A questão cultural é a maior dificuldade apontada por 33% dos executivos da região, sendo uma barreira mais forte na Colômbia, onde foi citada por 50% dos participantes. Em seguida, aparecem como empecilhos para 29% dos entrevistados, a falta de uma plano de negócios estruturado e de uma estratégia definida - problemas que no Brasil estão mais acentuados tendo sido mencionados por 38% e 44%, respectivamente. No geral, 28% dos dirigentes disseram que falta também agilidade organizacional e 24% reclamam de não contarem com o apoio do CEO e dos acionistas. No Brasil, esses dois aspectos foram apontados por 31% dos entrevistados.
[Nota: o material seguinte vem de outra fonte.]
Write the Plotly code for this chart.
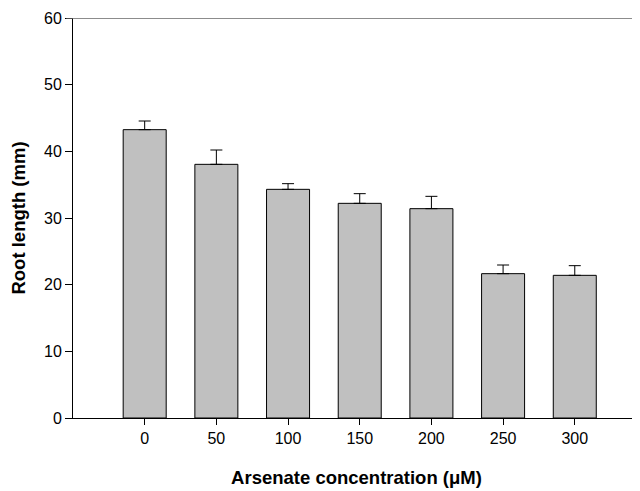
import plotly.graph_objects as go

concentration = [0, 50, 100, 150, 200, 250, 300]
root_length = [43.25, 38.05, 34.3, 32.2, 31.4, 21.65, 21.4]
std_error = [1.3, 2.15, 0.85, 1.45, 1.85, 1.3, 1.45]
x_ticks = [0, 50, 100, 150, 200, 250, 300]
y_ticks = [0, 10, 20, 30, 40, 50, 60]

fig = go.Figure()
fig.add_trace(go.Bar(
    x=concentration, y=root_length, width=30,
    marker=dict(color="#c0c0c0", line=dict(color="black", width=1)),
    error_y=dict(type="data", array=std_error, arrayminus=[0]*len(std_error),
                 symmetric=False, color="black", thickness=1, width=6),
))

fig.add_shape(type="line", xref="paper", yref="y", x0=-0.012, x1=1, y0=60, y1=60,
              line=dict(color="#666666", width=1.5))

font = "Liberation Sans, Arial, sans-serif"
fig.update_layout(
    width=632, height=483,
    margin=dict(l=65, r=0, t=10, b=73, pad=0),
    paper_bgcolor="white", plot_bgcolor="white",
    showlegend=False,
    font=dict(family=font, size=16, color="black"),
    xaxis=dict(range=[-50, 345.5], tickvals=x_ticks, ticktext=[str(v) for v in x_ticks],
               showgrid=False, zeroline=False, showline=True, linecolor="black", linewidth=1,
               ticks="outside", ticklen=6, tickcolor="black",
               title=dict(text="<b>Arsenate concentration (μM)</b>", font=dict(size=18.5), standoff=24)),
    yaxis=dict(range=[0, 60], tickvals=y_ticks,
               showgrid=False, zeroline=False, showline=True, linecolor="black", linewidth=1,
               ticks="outside", ticklen=7, tickcolor="black",
               title=dict(text="<b>Root length (mm)</b>", font=dict(size=18.5), standoff=14)),
)

fig.write_html("out.html")
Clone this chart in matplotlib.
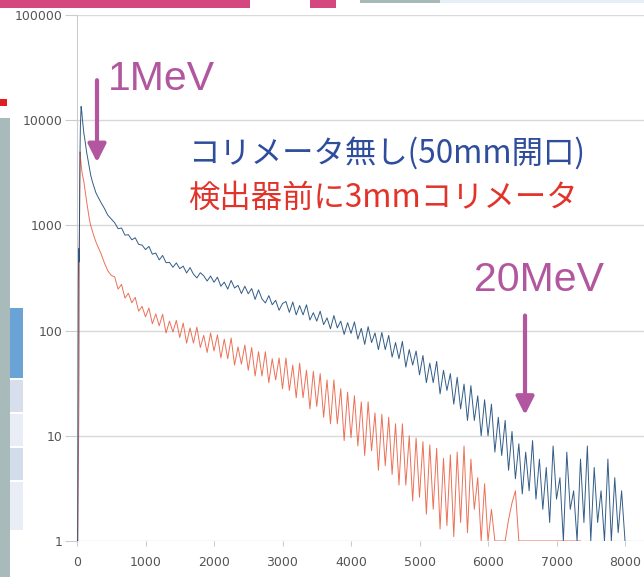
import numpy as np
import matplotlib
matplotlib.use("Agg")
import matplotlib.pyplot as plt
from matplotlib.patches import Rectangle

plt.rcParams['font.family'] = ['DejaVu Sans']

# チャンネル (先頭は細かく、以降50ch刻み)
head_ch = [0, 10, 20, 25, 30, 35, 40, 45, 50, 60, 70, 80, 90, 100, 120, 140, 160,
           180, 200, 225, 250, 275, 300, 350, 400, 450, 500]
tail_ch_blue = np.arange(550, 8001, 50)
tail_ch_red = np.arange(550, 7351, 50)

# コリメータ無し(50mm開口)
blue_head = [1, 1, 300, 600, 450, 900, 2500, 5500, 9000, 13500, 12000, 10000, 8700,
             7500, 6200, 5000, 4200, 3500, 3000, 2600, 2300, 2050, 1900, 1650, 1450,
             1250, 1150]
blue_tail = [
    1060, 930, 945, 808, 816, 730, 763, 660, 650, 589,
    631, 532, 546, 470, 518, 442, 445, 400, 440, 388,
    410, 353, 397, 344, 317, 355, 332, 296, 330, 288,
    322, 264, 289, 248, 300, 254, 269, 225, 264, 224,
    251, 198, 244, 200, 183, 215, 176, 194, 156, 181,
    189, 149, 187, 141, 173, 141, 176, 126, 148, 123,
    153, 114, 132, 104, 139, 106, 123, 92, 119, 94,
    121, 83, 105, 74, 109, 77, 95, 66, 96, 66,
    90, 56, 77, 54, 79, 45, 66, 47, 64, 38,
    58, 32, 49, 32, 51, 25, 42, 27, 39, 20,
    36, 18, 31, 14, 30, 14, 24, 10, 22, 10,
    20, 7, 15, 6.5, 14, 4.7, 11, 3.9, 8.4, 2.8,
    7, 3, 9, 2.5, 6, 2, 5, 1.5, 8, 2.5,
    4, 1, 7, 2, 3, 1, 6, 1.5, 8, 1,
    5, 1.5, 3, 1, 6, 1, 4, 1.2, 3, 1,
]

# 検出器前に3mmコリメータ
red_head = [1, 1, 5, 12, 40, 600, 2500, 5000, 4500, 3800, 3300, 3000, 2800,
            2600, 2100, 1700, 1400, 1150, 1000, 880, 780, 700, 640, 540, 440,
            370, 335]
red_tail = [
    324, 248, 275, 204, 226, 184, 207, 153, 170, 135,
    164, 116, 144, 111, 143, 95, 123, 97, 125, 86,
    118, 76, 106, 76, 108, 69, 90, 62, 95, 64,
    91, 55, 83, 54, 85, 47, 70, 48, 73, 42,
    69, 37, 63, 37, 63, 32, 54, 34, 55, 28,
    55, 27, 47, 23, 49, 23, 42, 18, 41, 19,
    39, 15, 34, 13, 34, 13, 28, 9, 26, 9.6,
    24, 8, 21, 6.5, 21, 7.2, 16.5, 4.7, 16, 5.2,
    15, 4.3, 13, 3.4, 13, 3.4, 10, 2.4, 9.5, 2.6,
    8.8, 1.8, 8.2, 2, 7.6, 1.3, 6.1, 1.4, 6.6, 1.1,
    7, 1.5, 8, 1.2, 6, 2, 4, 1, 3.5, 1,
    2, 1, 1, 1, 1, 1.6, 2.3, 3.0, 1, 1,
    1, 1, 1, 1, 1, 1, 1, 1, 1, 1,
    1, 1, 1, 1, 1, 1, 1,
]

x_ticks = [0, 1000, 2000, 3000, 4000, 5000, 6000, 7000, 8000]
y_ticks = [1, 10, 100, 1000, 10000, 100000]
y_labels = ["1", "10", "100", "1000", "10000", "100000"]

blue_ch = np.concatenate([head_ch, tail_ch_blue])
blue_cnt = np.array(blue_head + blue_tail, dtype=float)
red_ch = np.concatenate([head_ch, tail_ch_red])
red_cnt = np.array(red_head + red_tail, dtype=float)

W, H = 644, 577
fig = plt.figure(figsize=(W / 100, H / 100), dpi=100)
fig.patch.set_facecolor("white")

# スライド背景の切れ端
def px_rect(x, y, w, h, color):
    fig.add_artist(Rectangle((x / W, 1 - (y + h) / H), w / W, h / H,
                             transform=fig.transFigure, color=color, lw=0, zorder=0))

px_rect(0, 0, 250, 8, "#d4477f")
px_rect(310, 0, 26, 8, "#d4477f")
px_rect(360, 0, 80, 3, "#a9b9b8")
px_rect(440, 0, 204, 3, "#e6eef8")
px_rect(0, 118, 10, 459, "#a9baba")
px_rect(10, 308, 13, 70, "#6aa3d5")
px_rect(10, 380, 13, 32, "#d6dfeb")
px_rect(10, 414, 13, 32, "#e9eef6")
px_rect(10, 448, 13, 32, "#d3dceb")
px_rect(10, 482, 13, 48, "#e9eef6")
px_rect(0, 99, 7, 7, "#e02020")

ax = fig.add_axes([77 / W, 36 / H, 567 / W, 526 / H])
ax.set_yscale("log")
ax.set_xlim(0, 8277)
ax.set_ylim(1, 100000)

ax.plot(red_ch, red_cnt, color="#e8583a", lw=0.7, alpha=0.85, zorder=3)
ax.plot(blue_ch, blue_cnt, color="#1d4b7a", lw=0.7, alpha=0.9, zorder=4)

ax.set_xticks(x_ticks)
ax.set_yticks(y_ticks)
ax.set_yticklabels(y_labels)
ax.minorticks_off()
ax.grid(axis="y", color="#d9d9d9", lw=1)
ax.set_axisbelow(True)
for s in ["top", "right", "bottom"]:
    ax.spines[s].set_visible(False)
ax.spines["left"].set_color("#cccccc")
ax.tick_params(axis="y", length=8.6, color="#cccccc", pad=2, labelsize=9, labelcolor="#555555")
ax.tick_params(axis="x", length=3.6, color="#cccccc", pad=7, labelsize=9, labelcolor="#555555")

purple = "#b2569f"
ax.text(453, 19300, "1MeV", fontsize=29.5, color=purple, family="Liberation Sans",
        va="baseline", ha="left")
ax.annotate("", xy=(292, 3980), xytext=(292, 24000),
            arrowprops=dict(arrowstyle="-|>,head_length=0.6,head_width=0.3",
                            color=purple, lw=3, mutation_scale=18, shrinkA=0, shrinkB=0))
ax.text(5796, 240, "20MeV", fontsize=29.5, color=purple, family="Liberation Sans",
        va="baseline", ha="left")
ax.annotate("", xy=(6540, 15.8), xytext=(6540, 139),
            arrowprops=dict(arrowstyle="-|>,head_length=0.6,head_width=0.3",
                            color=purple, lw=3, mutation_scale=18, shrinkA=0, shrinkB=0))

jp = ["Noto Sans CJK JP", "DejaVu Sans"]
ax.text(1620, 4850, "コリメータ無し(50mm開口)", fontsize=22.6, color="#2e4d9c",
        family=jp, va="center", ha="left")
ax.text(1620, 1845, "検出器前に3mmコリメータ", fontsize=22.6, color="#e2332a",
        family=jp, va="center", ha="left")

fig.savefig("out.png", dpi=100)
“Embora a cultura seja umas das maiores barreiras, o estudo mostra que as áreas que estão recebendo investimentos com menor frequência são justamente as de recursos humanos e supply chain”, diz Correa. Metade dos entrevistados, afirmou que os investimentos em suas companhias estão sendo dirigidos prioritariamente para área de TI. “Quem recebe mais recursos consegue decidir mais rápido. É contraditório que justamente quem pode reforçar a cultura esteja recebendo menos”, afirma. Em todos os países os processos de transformação digital são liderados pelas áreas de tecnologia, marketing e RH.

O fator humano frente à transformação tecnológica

Mais de 30% dos executivos da região disseram que suas empresas já possuíam uma estratégia para promover a transformação digital e que ela foi comunicada, mas apenas 10% afirmaram que suas companhias apresentam um comportamento digital. 

No Brasil, só 4% percebem essa aderência ao digital. “Quebrar as estruturas e os modelos tradicionais para implementar novas metodologias de trabalho faz parte do desafios da área de recursos humanos para mudar essa maneira de pensar na organização”, diz o consultor.

Em todos os países, quase metade dos executivos reconhece as lideranças internas que estão conduzindo a transformação. O Brasil é o único país em que o número de entrevistados que não reconhece formalmente essa liderança supera o número das que a reconhecem. Segundo os brasileiros, o país foi o que menos preparou líderes digitais. Enquanto 71% dos mexicanos, 66% dos argentinos e 56% dos colombianos apostaram nessa formação, apenas 53% dos brasileiros disseram ter feito isso.

Praticamente em todas as companhias latino-americanas, segundo Correa, falta medir qual o ponto de partida para o ensino de habilidades digitais para os funcionários. “É preciso entender o nível de consciência digital da organização”, diz. Para 88% dos entrevistados, a contratação de novos talentos com perfil digital foi apontada como uma necessidade, sendo que este percentual sobe para 92% no caso dos colombianos. Entre brasileiros, 88% disseram o mesmo.

Mas para atrair profissionais com esse perfil, segundo Corrêa, a pesquisa indica que é preciso melhorar a proposta de valor que a empresa oferece. Para 72%, um fator de atração para esses funcionários é o desenvolvimento profissional - 54% citaram a possibilidade de ter um trabalho flexível. “É preciso parar de pensar com a cabeça voltada para uma estrutura tradicional, o que implica em ser mais ágil e flexível, inclusive, na forma de remunerar os profissionais.”

Mesmo com 41% dos executivos dizendo que estão buscando pessoas com perfil digital no mercado, 36% preferiram investir na formação de equipes já existentes, principalmente, por meio do ensino via multiplataformas. Para Corrêa, o que surpreende é que 13% não estão fazendo qualquer tipo de esforço para adquirir habilidades digitais para sua companhia.

Apenas fazer parte desses processos de digitalização, por mais complicado e demorado que eles possam ser, já é motivo para comemorar. Para 96% dos executivos entrevistados, ter a oportunidade de trabalhar em organizações que estão se transformando digitalmente é muito importante. Os mexicanos são os que mais enfatizam essa questão (61%), seguidos pelos argentinos (59%), brasileiros (56%) e colombianos (48%).